I spent $62,000 for training, which is far less than most of my friends, who average $70,000 to $100,000 of debt. My monthly loan payment for that education is more than $500. I have moved four times (with money out of my own pocket) in order to keep my career moving forward. My monthly paycheck resembles that of a part-time high school student at McDonald's, and people in the back of my airplane think I am swimming in money.
I have never met a fellow airline pilot who didn't have a story about either a divorce, furlough, bankruptcy, personal debt, or relocation. This job took away my love of flying and that is the thing I regret. I remember what it was like to read Haines' articles every month before I wore the stripes, and no matter how many bad things people told me, I always thought I would have the "dream job."
Haines' job is the real "dream" (stable, still love to fly, get to talk about it all day, and get paid).
Tom Haines made some good points about aviation career paths in general but forgot about the corporate world opportunities.
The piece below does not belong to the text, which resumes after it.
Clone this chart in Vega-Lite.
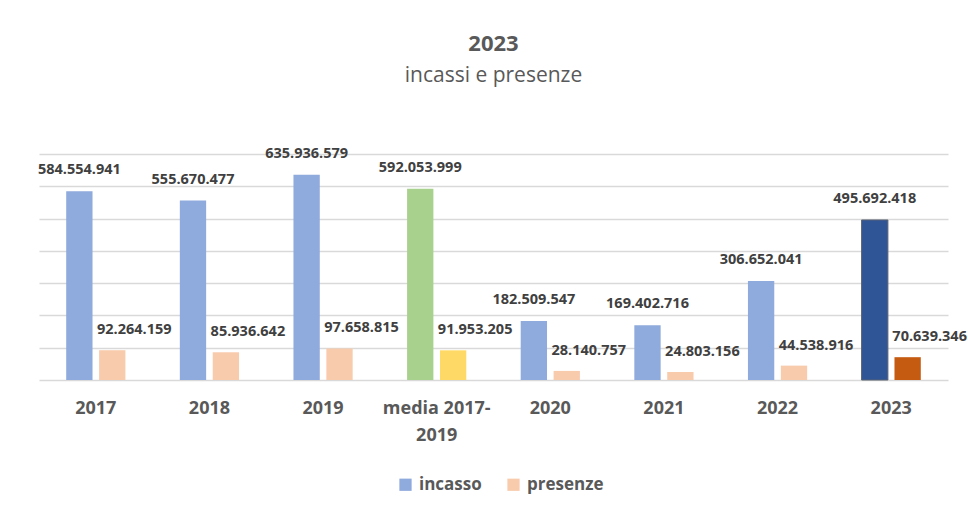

As a former major and regional airline pilot for many years, I finally found stability in the corporate world. After three furloughs in a 14-year airline career, I knew it was time to move on. The corporate world has many advantages over today's "Wal-Marts" of airlines. In many cases the corporate world has better aircraft, more interesting places to fly, fewer actual working days per month, and most large-cabin corporate pilots are making higher salaries than your average major airline captain.